E torna nel mirino di Sacchi. Nonostante certe dichiarazioni tutt'altro che concilianti nei confronti dei padroni del vapore azzurro. «Non vedo l'attaccamento alla Nazionale che c'era ai tempi di Bearzot e Vicini. Credo che Matarrese e Sacchi non siano troppo simpatici alla gente». E ancora. «Io sono per un calcio meno cerebrale, un pò più spensierato. Forse è l'opposto di quel che predica Sacchi». Altro siluro a Matarrese, datato marzo '95: «Deve capire che non è il Papa».
Si tenta il riaggancio, comunque. E il presidente federale lo fa cadere dall'alto, naturalmente: «Chi si ravvede sarà ben accetto. Per questo non escludo nulla, neppure un ritorno di Vialli». Sacchi, invece, fa autogol: «Ho parlato con i giocatori. Fino a cinque mesi fa, c'era un'opposizione al ritorno di Vialli in Nazionale. Adesso le cose sono cambiate». Siamo all'estate del '95. Settembre, precisamente. È l'ultimo atto. La parabola del figliol prodigo non trova il lieto fine. Perché il figliol prodigo non ci sta.
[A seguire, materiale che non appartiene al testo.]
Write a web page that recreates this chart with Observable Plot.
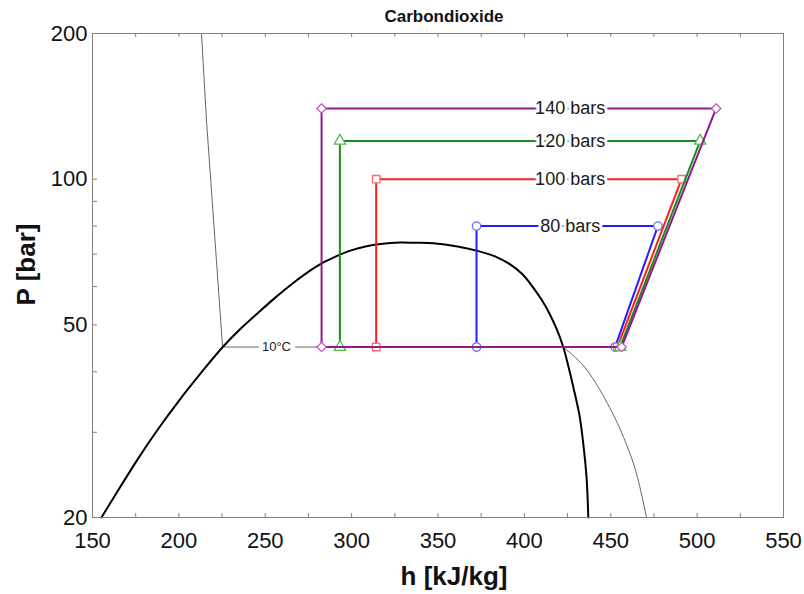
<!DOCTYPE html>
<html><head><meta charset="utf-8">
<script src="https://cdn.jsdelivr.net/npm/d3@7"></script>
<script src="https://cdn.jsdelivr.net/npm/@observablehq/plot@0.6"></script>
<style>body{margin:0;background:#fff} svg{display:block}</style>
</head><body><div id="chart"></div>
<script>
// Saturation dome (h in kJ/kg, P in bar)
const domeH = [155.2, 165.3, 176.5, 188.1, 200.0, 212.6, 225.4, 235.7, 246.7, 256.5, 265.8, 274.5, 282.6, 290.7, 299.3, 308.0, 316.7, 328.3, 337.0, 347.4, 361.3, 372.3, 383.3, 392.0, 398.9, 404.7, 409.9, 414.5, 418.6, 422.6, 425.5, 428.4, 431.9, 434.2, 436.0, 437.0];
const domeP = [20, 22.9, 26.5, 30.5, 34.85, 39.7, 45.0, 49.1, 53.3, 57.2, 60.9, 64.2, 67.0, 69.2, 71.2, 72.6, 73.5, 74.0, 73.9, 73.7, 72.6, 71.2, 69.2, 66.6, 63.6, 60.0, 56.4, 52.8, 49.1, 44.9, 41.0, 37.1, 32.5, 28.2, 24.2, 20];
// 10°C isotherm
const isoLiqH = [213.1, 216.0, 225.3, 422.6];
const isoLiqP = [200, 132, 45, 45];
const isoVapH = [422.6, 436.5, 448.1, 457.4, 465.5, 470.7];
const isoVapP = [44.9, 40.2, 34.4, 29.3, 24.2, 20];
const isoLabel = "10°C";
const isoLabelH = 256.5;
// Cycles
const cycleNames = ["80 bars", "100 bars", "120 bars", "140 bars"];
const pHigh = [80, 100, 120, 140];
const pLow = 45;
const hCompIn = [452.5, 453.8, 455.4, 456.3];
const hCompOut = [477.3, 491.0, 501.8, 511.0];
const hGcOut = [372.3, 314.2, 293.2, 282.6];
const lineColors = ["#1f1fff", "#ff1f1f", "#1a8c1a", "#8e1a8e"];
const markerColors = ["#6a6aff", "#ff6a6a", "#55b855", "#c356c3"];
const symbols = ["circle", "square", "triangle", "diamond2"];
const labelH = 426.5;
// Axes
const xTicks = [150, 200, 250, 300, 350, 400, 450, 500, 550];
const xMinor = [175, 200, 225, 250, 275, 300, 325, 350, 375, 400, 425, 450, 475, 500, 525];
const yTicks = [20, 50, 100, 200];
const yMinor = [30, 40, 50, 60, 70, 80, 90, 100];

const dome = domeH.map((h, i) => ({h, p: domeP[i]}));
const isoLiq = isoLiqH.map((h, i) => ({h, p: isoLiqP[i]}));
const isoVap = isoVapH.map((h, i) => ({h, p: isoVapP[i]}));

const cycleMarks = [];
cycleNames.forEach((name, i) => {
  const pts = [
    {h: hCompIn[i], p: pLow},
    {h: hCompOut[i], p: pHigh[i]},
    {h: hGcOut[i], p: pHigh[i]},
    {h: hGcOut[i], p: pLow},
    {h: hCompIn[i], p: pLow}
  ];
  cycleMarks.push(Plot.line(pts, {x: "h", y: "p", stroke: lineColors[i], strokeWidth: 2}));
  cycleMarks.push(Plot.dot(pts.slice(0, 4), {x: "h", y: "p", symbol: symbols[i], r: 4.2, stroke: markerColors[i], fill: "white", strokeWidth: 1.3}));
});
const labelMarks = cycleNames.map((name, i) =>
  Plot.text([name], {x: () => labelH, y: () => pHigh[i], text: d => d, fontSize: 18, fill: "#1a1a1a", stroke: "white", strokeWidth: 6, paintOrder: "stroke"}));

const fontFamily = "'Liberation Sans', Arial, sans-serif";
const frameGray = "#808080";

const chart = Plot.plot({
  width: 804, height: 594,
  marginLeft: 92, marginRight: 21, marginTop: 33, marginBottom: 77,
  style: {fontFamily, background: "white", color: "#111"},
  x: {domain: [150, 550], label: null},
  y: {type: "log", domain: [20, 200], label: null},
  marks: [
    // inward ticks
    Plot.gridX(xMinor, {stroke: frameGray, strokeOpacity: 1, insetTop: 480}),
    Plot.gridX(xMinor, {stroke: frameGray, strokeOpacity: 1, insetBottom: 480}),
    Plot.gridY(yMinor, {stroke: frameGray, strokeOpacity: 1, insetRight: 686}),
    Plot.axisX(xTicks, {tickSize: 0, tickPadding: 15, fontSize: 22, label: null, tickFormat: d => String(d)}),
    Plot.axisY(yTicks, {tickSize: 0, tickPadding: 5, fontSize: 22, label: null, tickFormat: d => String(d)}),
    // isotherm
    Plot.line(isoLiq, {x: "h", y: "p", stroke: "#666", strokeWidth: 1}),
    Plot.line(isoVap, {x: "h", y: "p", stroke: "#666", strokeWidth: 1, curve: "monotone-x"}),
    Plot.text([isoLabel], {x: () => isoLabelH, y: () => pLow, text: d => d, fontSize: 13, fill: "#222", stroke: "white", strokeWidth: 10, paintOrder: "stroke"}),
    // dome
    Plot.line(dome, {x: "h", y: "p", stroke: "black", strokeWidth: 2, curve: "catmull-rom"}),
    ...cycleMarks,
    ...labelMarks,
    Plot.frame({stroke: frameGray}),
    // titles
    Plot.text(["Carbondioxide"], {frameAnchor: "top", dx: 6, dy: -24, fontSize: 17, fontWeight: "bold", fill: "#111"}),
    Plot.text(["h [kJ/kg]"], {frameAnchor: "bottom", dx: 16, dy: 67, fontSize: 26, fontWeight: "bold", fill: "#111"}),
    Plot.text(["P [bar]"], {frameAnchor: "left", textAnchor: "middle", dx: -66, dy: -11, rotate: -90, fontSize: 26, fontWeight: "bold", fill: "#111"})
  ]
});
document.getElementById("chart").appendChild(chart);
</script>
</body></html>
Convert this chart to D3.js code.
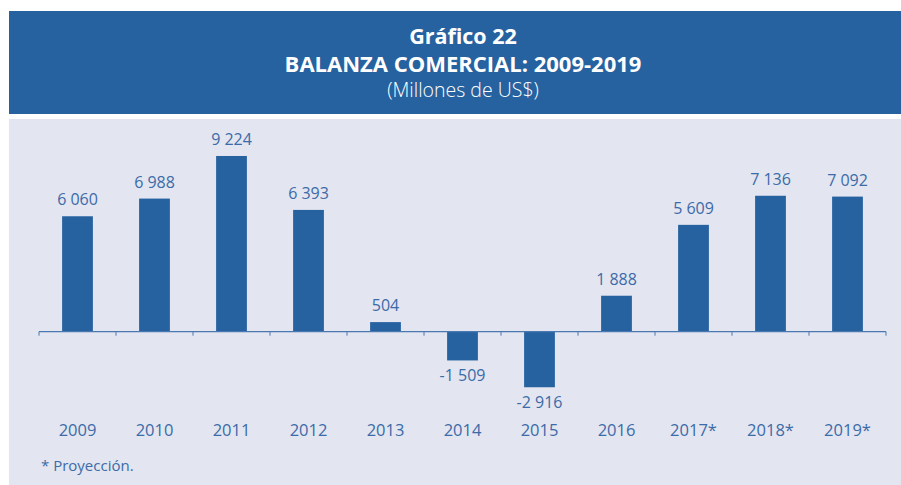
<!DOCTYPE html>
<html>
<head>
<meta charset="utf-8">
<script src="https://cdn.jsdelivr.net/npm/d3@7"></script>
<style>
  body { margin: 0; background: #ffffff; }
  text { font-family: "Open Sans", "Noto Sans", sans-serif; }
</style>
</head>
<body>
<script>
// data
var years = ["2009", "2010", "2011", "2012", "2013", "2014", "2015", "2016", "2017*", "2018*", "2019*"];
var balance = [6060, 6988, 9224, 6393, 504, -1509, -2916, 1888, 5609, 7136, 7092];
var titleLines = ["Gráfico 22", "BALANZA COMERCIAL: 2009-2019", "(Millones de US$)"];
var footnote = "* Proyección.";

var W = 901, H = 485;
var blue = "#2762a0", textBlue = "#3b6ba8";

var svg = d3.select("body").append("svg").attr("width", W).attr("height", H);

// header band
svg.append("rect").attr("x", 9).attr("y", 11).attr("width", W - 9).attr("height", 103).style("fill", blue);
svg.append("text").attr("x", 463).attr("y", 44).attr("text-anchor", "middle")
  .style("fill", "#fff").style("font-weight", 700).style("font-size", "21.5px").text(titleLines[0]);
svg.append("text").attr("x", 463).attr("y", 71.5).attr("text-anchor", "middle")
  .style("fill", "#fff").style("font-weight", 700).style("font-size", "22px").text(titleLines[1]);
svg.append("text").attr("x", 463).attr("y", 97).attr("text-anchor", "middle")
  .style("fill", "#fff").style("font-weight", 300).style("font-size", "19.5px").text(titleLines[2]);

// chart panel
svg.append("rect").attr("x", 9).attr("y", 119).attr("width", W - 9).attr("height", H - 119).style("fill", "#e3e5f0");

var x = d3.scaleBand().domain(years).range([39, 886]).paddingInner(0.6).paddingOuter(0.3);
var y = d3.scaleLinear().domain([-3000, 10000]).range([388.85, 141.2]);

var fmt = d3.formatLocale({decimal: ",", thousands: " ", grouping: [3], currency: ["", ""], minus: "-"}).format(",d");

var data = years.map(function(d, i){ return {year: d, value: balance[i]}; });

svg.selectAll(".bar").data(data).enter().append("rect")
  .attr("class", "bar")
  .attr("x", function(d){ return x(d.year); })
  .attr("width", x.bandwidth())
  .attr("y", function(d){ return y(Math.max(0, d.value)); })
  .attr("height", function(d){ return Math.abs(y(d.value) - y(0)); })
  .style("fill", blue);

// zero axis with ticks at category boundaries
var step = x.step();
var bounds = d3.range(years.length + 1).map(function(i){ return 39 + i * step; });
svg.append("line").attr("x1", 39).attr("x2", 886).attr("y1", y(0)).attr("y2", y(0))
  .style("stroke", "#4a78b0").style("stroke-width", 1.3);
svg.selectAll(".tick").data(bounds).enter().append("line")
  .attr("x1", function(d){ return d; }).attr("x2", function(d){ return d; })
  .attr("y1", y(0)).attr("y2", y(0) + 4)
  .style("stroke", "#4a78b0").style("stroke-width", 1);

// value labels
svg.selectAll(".val").data(data).enter().append("text")
  .attr("x", function(d){ return x(d.year) + x.bandwidth() / 2; })
  .attr("y", function(d){ return d.value >= 0 ? y(d.value) - 11 : y(d.value) + 21; })
  .attr("text-anchor", "middle")
  .style("fill", textBlue).style("font-size", "16px")
  .text(function(d){ return fmt(d.value); });

// category labels
svg.selectAll(".cat").data(years).enter().append("text")
  .attr("x", function(d){ return x(d) + x.bandwidth() / 2; })
  .attr("y", 436)
  .attr("text-anchor", "middle")
  .style("fill", textBlue).style("font-size", "16.5px")
  .text(function(d){ return d; });

svg.append("text").attr("x", 41).attr("y", 471)
  .style("fill", textBlue).style("font-size", "15px").text(footnote);
</script>
</body>
</html>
«Non avrei mai immaginato che le convocazioni azzurre potessero essere decise col benestare dei giocatori. Comunque, non sopporterei l'idea di trovarmi davanti colleghi che non mi volevano nel gruppo. Non posso passarci sopra, non posso restare freddo davanti a certe cose, perché sono uno che ci mette il cuore. Ho bisogno di essere tranquillo, felice, sereno. Scusate, questa è stata una telenovela e sembrava infinita. A questo punto è finita davvero, con buona pace di tutti». Chiuso, davvero. Cinquantanove presenze e sedici reti in Nazionale, per dirla con i numeri. «Non è poco. Ho lasciato il segno, e mi basta». Parola di Vialli, parola che non torna indietro.